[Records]
##########
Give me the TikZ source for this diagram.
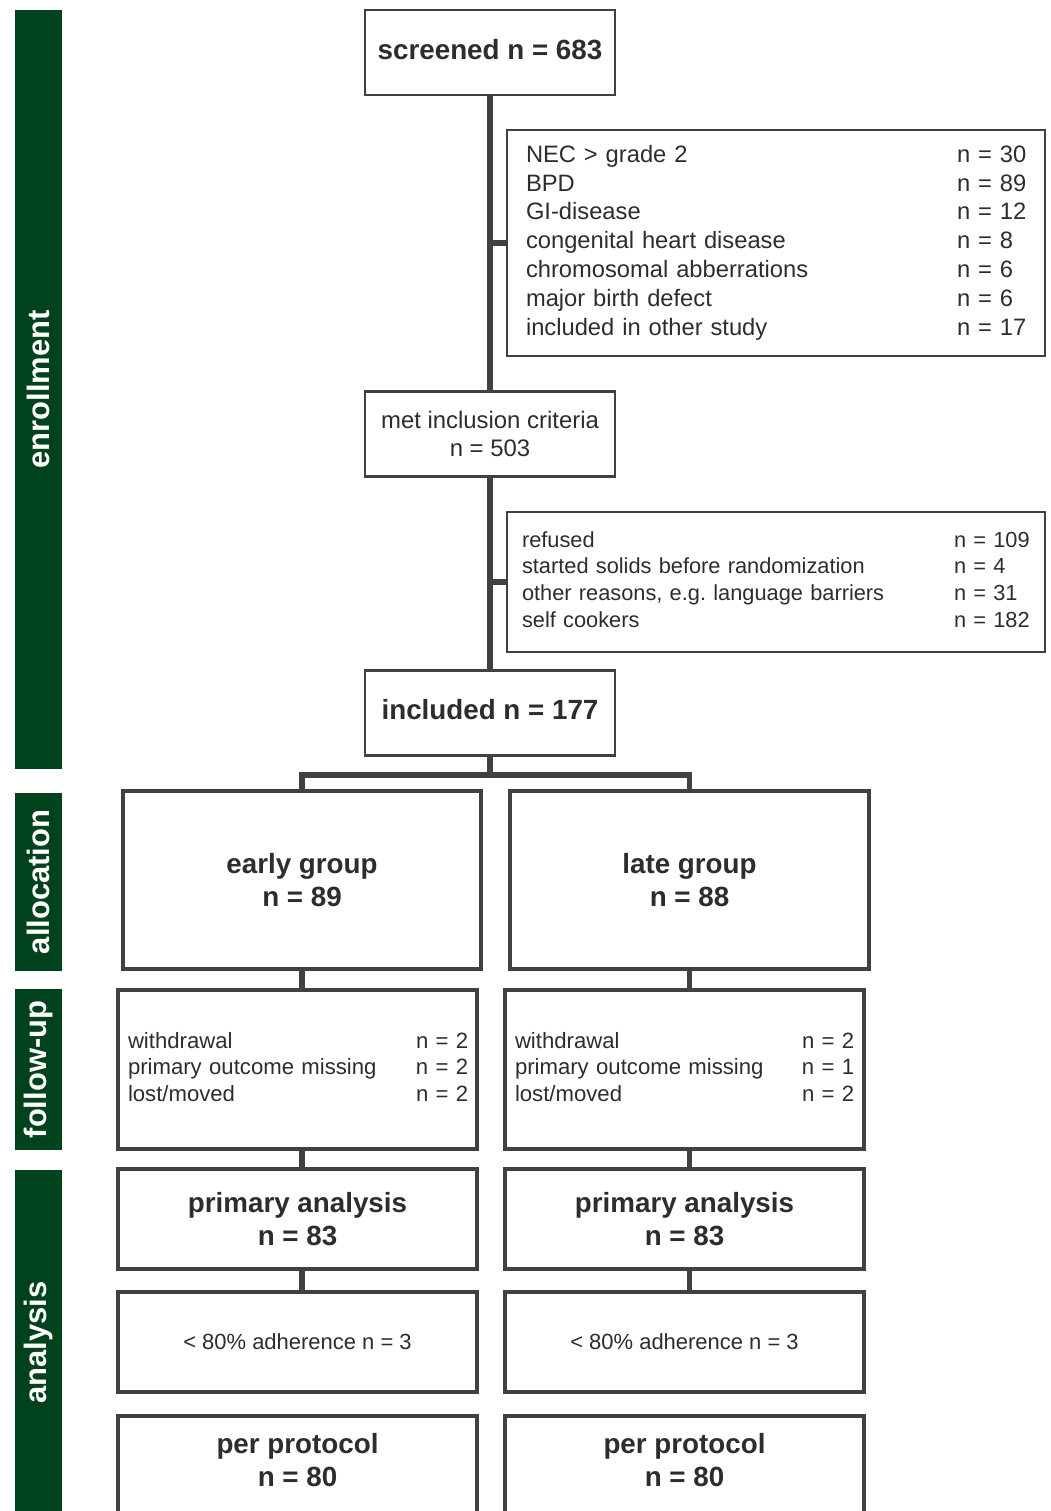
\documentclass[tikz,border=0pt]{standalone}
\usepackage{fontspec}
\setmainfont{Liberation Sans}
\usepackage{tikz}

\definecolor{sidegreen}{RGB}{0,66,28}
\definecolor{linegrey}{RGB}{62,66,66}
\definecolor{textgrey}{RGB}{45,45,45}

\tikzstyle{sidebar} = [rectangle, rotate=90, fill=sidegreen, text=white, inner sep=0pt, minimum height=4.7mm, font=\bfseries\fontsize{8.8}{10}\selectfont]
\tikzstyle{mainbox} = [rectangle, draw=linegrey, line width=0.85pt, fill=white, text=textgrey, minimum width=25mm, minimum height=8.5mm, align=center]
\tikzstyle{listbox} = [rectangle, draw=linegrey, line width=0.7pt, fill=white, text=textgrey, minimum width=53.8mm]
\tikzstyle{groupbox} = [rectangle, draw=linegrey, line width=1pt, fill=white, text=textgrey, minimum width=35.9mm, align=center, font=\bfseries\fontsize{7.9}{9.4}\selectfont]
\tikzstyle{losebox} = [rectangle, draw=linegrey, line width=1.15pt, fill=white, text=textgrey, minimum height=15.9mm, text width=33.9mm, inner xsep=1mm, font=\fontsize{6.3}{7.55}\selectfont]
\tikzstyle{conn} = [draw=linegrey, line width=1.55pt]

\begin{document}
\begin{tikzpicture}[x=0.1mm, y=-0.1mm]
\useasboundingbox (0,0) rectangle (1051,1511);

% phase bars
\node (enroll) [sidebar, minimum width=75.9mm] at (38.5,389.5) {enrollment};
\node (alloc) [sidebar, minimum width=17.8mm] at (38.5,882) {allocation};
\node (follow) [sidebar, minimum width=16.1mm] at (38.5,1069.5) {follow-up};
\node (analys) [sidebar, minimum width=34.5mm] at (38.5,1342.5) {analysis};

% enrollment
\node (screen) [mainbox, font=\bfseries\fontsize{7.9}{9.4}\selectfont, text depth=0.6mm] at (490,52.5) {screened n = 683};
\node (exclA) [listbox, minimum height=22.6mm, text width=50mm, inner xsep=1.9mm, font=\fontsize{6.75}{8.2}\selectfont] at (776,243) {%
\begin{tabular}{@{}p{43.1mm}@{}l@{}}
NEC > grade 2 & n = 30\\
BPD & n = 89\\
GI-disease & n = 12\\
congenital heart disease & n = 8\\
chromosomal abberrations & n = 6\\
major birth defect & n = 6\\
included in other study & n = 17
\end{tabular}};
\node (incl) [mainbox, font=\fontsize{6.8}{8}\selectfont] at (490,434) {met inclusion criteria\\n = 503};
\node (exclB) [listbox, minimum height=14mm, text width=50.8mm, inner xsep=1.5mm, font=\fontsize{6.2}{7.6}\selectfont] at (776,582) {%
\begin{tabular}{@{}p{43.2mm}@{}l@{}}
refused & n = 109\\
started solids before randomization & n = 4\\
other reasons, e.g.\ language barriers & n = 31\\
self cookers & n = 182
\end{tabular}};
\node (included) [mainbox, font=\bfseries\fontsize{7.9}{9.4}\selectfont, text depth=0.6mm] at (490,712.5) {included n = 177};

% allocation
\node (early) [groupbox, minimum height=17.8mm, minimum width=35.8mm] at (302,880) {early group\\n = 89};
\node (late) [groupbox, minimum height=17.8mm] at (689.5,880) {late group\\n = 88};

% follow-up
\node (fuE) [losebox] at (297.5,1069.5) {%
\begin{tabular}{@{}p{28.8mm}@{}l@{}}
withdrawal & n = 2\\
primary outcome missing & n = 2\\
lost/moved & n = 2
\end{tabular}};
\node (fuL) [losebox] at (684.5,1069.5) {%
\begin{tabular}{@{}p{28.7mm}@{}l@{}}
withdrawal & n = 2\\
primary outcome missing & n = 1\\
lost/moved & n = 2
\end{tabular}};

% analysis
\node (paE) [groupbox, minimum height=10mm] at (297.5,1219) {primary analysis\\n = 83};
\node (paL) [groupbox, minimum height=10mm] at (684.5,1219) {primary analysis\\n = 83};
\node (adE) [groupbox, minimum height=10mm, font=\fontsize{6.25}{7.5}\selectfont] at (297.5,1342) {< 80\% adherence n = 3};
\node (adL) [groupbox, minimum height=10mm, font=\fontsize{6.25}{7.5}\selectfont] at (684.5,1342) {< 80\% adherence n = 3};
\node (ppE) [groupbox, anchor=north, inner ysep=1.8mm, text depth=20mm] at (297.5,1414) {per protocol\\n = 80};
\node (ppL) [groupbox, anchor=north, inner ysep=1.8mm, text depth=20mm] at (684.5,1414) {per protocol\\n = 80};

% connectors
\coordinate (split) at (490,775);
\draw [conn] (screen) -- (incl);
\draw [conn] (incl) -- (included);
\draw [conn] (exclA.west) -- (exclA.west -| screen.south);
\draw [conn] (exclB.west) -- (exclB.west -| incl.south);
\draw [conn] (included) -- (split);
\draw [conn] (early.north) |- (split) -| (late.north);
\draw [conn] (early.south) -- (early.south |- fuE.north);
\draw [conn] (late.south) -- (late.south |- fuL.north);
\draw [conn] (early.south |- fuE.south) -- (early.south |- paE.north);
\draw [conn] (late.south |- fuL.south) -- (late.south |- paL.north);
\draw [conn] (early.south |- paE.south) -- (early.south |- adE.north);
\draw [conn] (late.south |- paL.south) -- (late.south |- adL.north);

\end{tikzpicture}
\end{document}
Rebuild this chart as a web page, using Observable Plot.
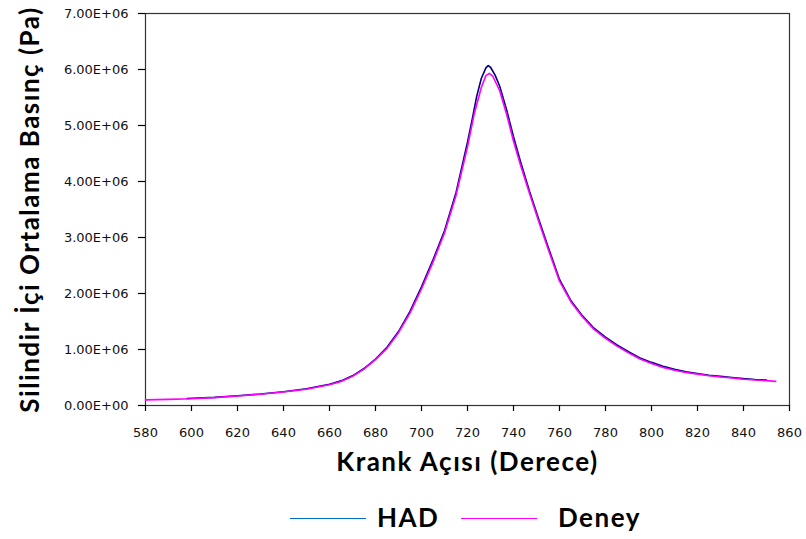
##########
- _DESCRIPTION OF THE TASK_: Report all lines of the data that include the word "this".

- _WORKED ANSWER_:
Give me the TikZ source for this diagram.
Rebuild this chart as a web page, using Observable Plot.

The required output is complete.